_OBJECTIVE_
Skip all pictures. Write out the data below from its first line through the line that contains "const priceLineCloth = [58.67, 0];".
++++++
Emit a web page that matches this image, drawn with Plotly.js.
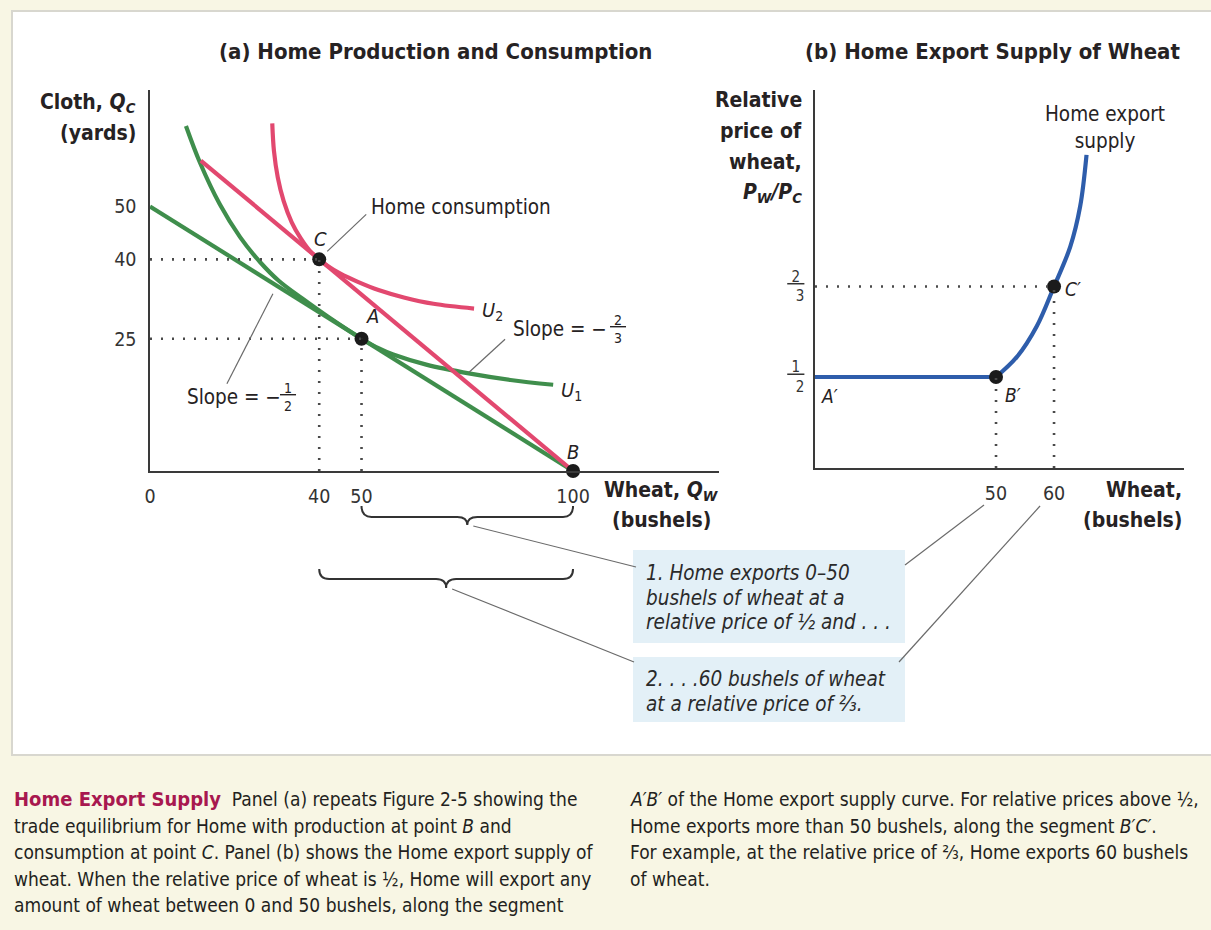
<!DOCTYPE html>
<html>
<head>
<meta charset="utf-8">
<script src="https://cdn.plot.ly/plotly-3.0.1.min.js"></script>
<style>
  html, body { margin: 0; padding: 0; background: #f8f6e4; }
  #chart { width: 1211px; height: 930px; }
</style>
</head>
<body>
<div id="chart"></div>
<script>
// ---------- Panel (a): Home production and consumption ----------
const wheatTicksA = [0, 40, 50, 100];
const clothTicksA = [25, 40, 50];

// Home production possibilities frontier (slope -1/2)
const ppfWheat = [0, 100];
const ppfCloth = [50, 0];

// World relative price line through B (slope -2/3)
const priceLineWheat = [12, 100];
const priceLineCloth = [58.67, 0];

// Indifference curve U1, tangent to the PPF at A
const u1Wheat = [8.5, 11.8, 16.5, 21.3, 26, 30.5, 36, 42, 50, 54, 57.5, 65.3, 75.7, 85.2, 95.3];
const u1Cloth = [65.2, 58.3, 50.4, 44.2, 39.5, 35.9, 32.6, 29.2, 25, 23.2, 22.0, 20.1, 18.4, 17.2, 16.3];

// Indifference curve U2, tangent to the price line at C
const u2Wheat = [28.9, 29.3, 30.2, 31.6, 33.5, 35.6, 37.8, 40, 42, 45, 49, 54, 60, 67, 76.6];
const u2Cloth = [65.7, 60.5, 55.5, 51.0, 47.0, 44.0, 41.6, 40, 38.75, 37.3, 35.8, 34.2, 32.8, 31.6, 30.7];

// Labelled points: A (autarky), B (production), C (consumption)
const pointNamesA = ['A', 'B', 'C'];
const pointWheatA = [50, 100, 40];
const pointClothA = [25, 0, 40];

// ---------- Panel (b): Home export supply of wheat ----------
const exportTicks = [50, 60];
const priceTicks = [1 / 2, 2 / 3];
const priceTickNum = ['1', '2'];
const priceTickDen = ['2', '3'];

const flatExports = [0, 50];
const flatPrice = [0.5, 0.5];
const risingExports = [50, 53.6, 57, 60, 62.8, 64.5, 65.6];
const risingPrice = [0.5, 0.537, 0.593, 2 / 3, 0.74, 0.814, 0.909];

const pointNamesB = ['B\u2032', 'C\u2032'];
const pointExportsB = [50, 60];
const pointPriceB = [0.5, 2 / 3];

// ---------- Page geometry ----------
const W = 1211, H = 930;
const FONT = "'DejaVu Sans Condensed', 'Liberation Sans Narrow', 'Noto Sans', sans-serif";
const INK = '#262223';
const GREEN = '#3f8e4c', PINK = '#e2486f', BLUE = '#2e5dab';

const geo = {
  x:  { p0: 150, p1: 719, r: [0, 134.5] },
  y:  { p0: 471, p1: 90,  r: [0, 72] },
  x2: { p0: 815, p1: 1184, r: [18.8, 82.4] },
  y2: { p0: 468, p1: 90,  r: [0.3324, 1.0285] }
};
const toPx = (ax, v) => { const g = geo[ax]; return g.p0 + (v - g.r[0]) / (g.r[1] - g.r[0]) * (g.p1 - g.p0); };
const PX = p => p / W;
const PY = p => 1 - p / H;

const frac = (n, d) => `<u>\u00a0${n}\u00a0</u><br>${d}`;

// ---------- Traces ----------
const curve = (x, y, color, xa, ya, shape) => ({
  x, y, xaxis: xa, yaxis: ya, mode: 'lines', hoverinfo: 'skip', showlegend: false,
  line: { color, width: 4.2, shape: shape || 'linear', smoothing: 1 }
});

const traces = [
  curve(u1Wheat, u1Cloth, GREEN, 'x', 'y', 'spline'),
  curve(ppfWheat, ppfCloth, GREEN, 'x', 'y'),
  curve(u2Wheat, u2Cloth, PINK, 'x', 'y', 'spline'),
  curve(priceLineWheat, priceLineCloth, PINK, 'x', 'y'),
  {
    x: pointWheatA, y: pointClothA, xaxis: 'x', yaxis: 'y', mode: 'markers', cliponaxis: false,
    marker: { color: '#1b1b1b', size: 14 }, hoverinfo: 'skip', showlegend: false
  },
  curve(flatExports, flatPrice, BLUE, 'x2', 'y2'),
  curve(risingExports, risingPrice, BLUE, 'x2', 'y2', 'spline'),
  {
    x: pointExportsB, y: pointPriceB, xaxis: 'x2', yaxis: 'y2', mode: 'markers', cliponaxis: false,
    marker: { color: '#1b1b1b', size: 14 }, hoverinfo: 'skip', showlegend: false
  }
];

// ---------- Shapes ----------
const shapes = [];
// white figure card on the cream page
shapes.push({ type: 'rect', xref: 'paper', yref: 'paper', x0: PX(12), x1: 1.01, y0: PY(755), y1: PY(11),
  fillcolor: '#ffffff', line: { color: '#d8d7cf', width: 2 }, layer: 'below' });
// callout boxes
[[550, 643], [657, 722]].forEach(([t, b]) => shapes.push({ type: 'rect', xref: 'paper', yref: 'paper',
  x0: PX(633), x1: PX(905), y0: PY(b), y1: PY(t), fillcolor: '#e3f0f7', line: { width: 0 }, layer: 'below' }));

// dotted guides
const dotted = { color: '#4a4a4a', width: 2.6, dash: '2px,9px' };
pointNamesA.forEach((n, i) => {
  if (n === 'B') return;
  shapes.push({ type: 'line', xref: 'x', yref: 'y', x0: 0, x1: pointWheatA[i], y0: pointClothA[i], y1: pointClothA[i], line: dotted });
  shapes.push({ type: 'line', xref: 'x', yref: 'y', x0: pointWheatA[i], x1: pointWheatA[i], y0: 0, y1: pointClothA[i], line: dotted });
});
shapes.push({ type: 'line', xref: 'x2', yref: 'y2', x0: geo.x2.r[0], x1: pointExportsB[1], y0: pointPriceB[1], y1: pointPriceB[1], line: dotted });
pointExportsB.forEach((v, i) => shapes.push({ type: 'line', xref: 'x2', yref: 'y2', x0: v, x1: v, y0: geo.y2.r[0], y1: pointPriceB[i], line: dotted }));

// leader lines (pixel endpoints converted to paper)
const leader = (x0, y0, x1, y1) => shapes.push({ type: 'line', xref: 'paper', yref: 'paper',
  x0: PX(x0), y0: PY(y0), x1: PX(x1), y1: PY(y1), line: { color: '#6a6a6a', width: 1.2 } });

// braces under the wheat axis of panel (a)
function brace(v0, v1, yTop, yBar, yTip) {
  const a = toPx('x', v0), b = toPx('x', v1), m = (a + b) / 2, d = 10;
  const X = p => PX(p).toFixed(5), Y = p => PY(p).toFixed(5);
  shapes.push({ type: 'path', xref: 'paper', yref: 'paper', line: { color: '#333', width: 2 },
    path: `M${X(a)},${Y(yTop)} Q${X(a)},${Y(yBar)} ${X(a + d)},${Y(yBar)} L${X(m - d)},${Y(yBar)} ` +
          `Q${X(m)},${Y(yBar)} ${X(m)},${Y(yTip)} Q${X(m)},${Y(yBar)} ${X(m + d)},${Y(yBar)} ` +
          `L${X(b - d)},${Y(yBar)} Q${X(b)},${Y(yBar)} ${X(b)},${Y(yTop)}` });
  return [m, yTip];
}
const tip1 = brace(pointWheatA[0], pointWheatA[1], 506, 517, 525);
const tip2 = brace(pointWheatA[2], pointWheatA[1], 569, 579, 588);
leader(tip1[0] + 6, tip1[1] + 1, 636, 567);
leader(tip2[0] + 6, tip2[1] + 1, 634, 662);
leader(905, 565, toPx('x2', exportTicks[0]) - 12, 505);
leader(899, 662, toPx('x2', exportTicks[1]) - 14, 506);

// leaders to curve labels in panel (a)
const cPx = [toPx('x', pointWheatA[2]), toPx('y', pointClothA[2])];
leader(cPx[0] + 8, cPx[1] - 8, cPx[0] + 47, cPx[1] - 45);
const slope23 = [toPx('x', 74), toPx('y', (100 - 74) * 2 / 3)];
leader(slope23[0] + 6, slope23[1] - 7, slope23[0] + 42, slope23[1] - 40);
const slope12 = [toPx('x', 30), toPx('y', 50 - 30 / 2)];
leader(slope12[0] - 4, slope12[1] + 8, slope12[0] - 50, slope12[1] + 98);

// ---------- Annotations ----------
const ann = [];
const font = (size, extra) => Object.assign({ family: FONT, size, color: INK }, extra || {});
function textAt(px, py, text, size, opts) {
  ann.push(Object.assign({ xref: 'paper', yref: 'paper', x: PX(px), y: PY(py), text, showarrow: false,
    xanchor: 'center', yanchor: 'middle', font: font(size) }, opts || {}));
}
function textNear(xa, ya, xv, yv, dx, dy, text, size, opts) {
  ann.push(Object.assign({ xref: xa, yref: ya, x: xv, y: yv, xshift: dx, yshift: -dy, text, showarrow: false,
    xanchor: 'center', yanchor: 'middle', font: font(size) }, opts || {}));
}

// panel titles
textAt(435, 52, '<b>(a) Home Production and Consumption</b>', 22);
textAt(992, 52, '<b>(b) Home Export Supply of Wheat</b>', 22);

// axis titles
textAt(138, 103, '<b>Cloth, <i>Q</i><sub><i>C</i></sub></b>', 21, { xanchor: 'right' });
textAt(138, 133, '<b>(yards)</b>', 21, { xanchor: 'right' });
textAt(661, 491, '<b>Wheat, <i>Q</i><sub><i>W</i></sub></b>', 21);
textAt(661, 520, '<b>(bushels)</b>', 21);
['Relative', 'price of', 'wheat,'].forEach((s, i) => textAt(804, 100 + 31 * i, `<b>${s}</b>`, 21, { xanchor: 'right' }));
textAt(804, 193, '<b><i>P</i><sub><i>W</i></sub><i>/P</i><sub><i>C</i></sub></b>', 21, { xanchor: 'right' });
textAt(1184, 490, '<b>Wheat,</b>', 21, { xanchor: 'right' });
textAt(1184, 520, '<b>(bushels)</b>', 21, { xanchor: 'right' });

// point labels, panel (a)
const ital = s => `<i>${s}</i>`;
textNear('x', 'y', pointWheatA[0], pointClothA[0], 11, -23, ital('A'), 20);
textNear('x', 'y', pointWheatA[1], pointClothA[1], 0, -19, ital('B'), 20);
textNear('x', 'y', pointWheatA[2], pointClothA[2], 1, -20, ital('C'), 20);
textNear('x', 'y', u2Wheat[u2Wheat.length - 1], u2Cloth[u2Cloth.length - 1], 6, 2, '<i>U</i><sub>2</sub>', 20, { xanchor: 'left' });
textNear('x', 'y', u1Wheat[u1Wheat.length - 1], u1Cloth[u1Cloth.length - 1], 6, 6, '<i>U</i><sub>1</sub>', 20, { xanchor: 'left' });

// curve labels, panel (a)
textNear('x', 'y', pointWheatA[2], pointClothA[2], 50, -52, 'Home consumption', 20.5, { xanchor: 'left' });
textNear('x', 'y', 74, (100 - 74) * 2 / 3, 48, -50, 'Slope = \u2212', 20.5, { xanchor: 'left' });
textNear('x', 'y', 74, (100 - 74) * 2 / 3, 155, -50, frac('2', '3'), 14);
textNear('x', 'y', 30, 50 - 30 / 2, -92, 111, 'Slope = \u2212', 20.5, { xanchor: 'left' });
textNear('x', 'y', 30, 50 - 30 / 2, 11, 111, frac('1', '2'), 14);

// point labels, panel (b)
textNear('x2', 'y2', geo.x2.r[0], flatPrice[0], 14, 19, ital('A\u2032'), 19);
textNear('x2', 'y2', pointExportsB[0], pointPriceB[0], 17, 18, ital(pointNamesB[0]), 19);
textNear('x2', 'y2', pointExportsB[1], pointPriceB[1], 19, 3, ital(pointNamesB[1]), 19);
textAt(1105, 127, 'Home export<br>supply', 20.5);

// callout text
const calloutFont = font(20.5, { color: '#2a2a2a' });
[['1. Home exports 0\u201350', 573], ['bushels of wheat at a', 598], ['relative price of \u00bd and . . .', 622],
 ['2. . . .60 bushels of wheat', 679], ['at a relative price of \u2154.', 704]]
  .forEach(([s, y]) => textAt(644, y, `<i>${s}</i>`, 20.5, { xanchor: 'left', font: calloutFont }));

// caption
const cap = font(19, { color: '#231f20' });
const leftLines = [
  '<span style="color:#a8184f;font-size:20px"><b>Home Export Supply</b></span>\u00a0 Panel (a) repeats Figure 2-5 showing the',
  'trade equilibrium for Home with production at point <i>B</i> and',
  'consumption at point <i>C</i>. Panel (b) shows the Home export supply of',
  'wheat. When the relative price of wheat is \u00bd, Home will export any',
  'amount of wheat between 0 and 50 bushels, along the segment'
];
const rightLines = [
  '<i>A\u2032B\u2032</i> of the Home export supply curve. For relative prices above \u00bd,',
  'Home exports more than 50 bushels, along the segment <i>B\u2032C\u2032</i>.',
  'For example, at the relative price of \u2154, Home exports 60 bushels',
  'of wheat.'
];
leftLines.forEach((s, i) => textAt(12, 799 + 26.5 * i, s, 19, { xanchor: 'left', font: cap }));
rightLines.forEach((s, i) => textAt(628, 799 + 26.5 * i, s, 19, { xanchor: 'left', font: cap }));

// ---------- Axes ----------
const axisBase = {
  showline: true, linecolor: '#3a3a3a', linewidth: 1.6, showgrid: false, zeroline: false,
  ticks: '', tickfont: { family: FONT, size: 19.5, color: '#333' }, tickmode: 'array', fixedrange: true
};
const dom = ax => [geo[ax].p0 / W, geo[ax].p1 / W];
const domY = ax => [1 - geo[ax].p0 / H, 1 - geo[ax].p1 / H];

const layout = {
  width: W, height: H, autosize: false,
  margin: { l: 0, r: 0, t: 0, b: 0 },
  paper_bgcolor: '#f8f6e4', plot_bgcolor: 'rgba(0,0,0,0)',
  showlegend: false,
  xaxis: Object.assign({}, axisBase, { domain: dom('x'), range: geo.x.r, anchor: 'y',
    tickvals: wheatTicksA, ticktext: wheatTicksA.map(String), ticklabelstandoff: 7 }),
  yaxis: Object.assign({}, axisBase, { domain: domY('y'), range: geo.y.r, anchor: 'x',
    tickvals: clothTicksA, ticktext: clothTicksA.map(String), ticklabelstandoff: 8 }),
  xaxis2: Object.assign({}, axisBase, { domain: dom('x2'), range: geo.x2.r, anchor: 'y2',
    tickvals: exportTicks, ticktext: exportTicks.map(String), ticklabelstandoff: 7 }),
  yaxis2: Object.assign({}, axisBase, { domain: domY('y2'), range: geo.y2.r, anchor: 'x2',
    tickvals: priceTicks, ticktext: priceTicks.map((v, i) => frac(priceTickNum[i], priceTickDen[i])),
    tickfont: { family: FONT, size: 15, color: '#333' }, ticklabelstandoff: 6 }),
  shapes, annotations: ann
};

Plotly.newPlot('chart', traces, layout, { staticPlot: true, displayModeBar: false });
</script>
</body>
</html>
++++++
_RIGHT ANSWER_
Emit a web page that matches this image, drawn with Plotly.js.
<!DOCTYPE html>
<html>
<head>
<meta charset="utf-8">
<script src="https://cdn.plot.ly/plotly-3.0.1.min.js"></script>
<style>
  html, body { margin: 0; padding: 0; background: #f8f6e4; }
  #chart { width: 1211px; height: 930px; }
</style>
</head>
<body>
<div id="chart"></div>
<script>
// ---------- Panel (a): Home production and consumption ----------
const wheatTicksA = [0, 40, 50, 100];
const clothTicksA = [25, 40, 50];

// Home production possibilities frontier (slope -1/2)
const ppfWheat = [0, 100];
const ppfCloth = [50, 0];

// World relative price line through B (slope -2/3)
const priceLineWheat = [12, 100];
const priceLineCloth = [58.67, 0];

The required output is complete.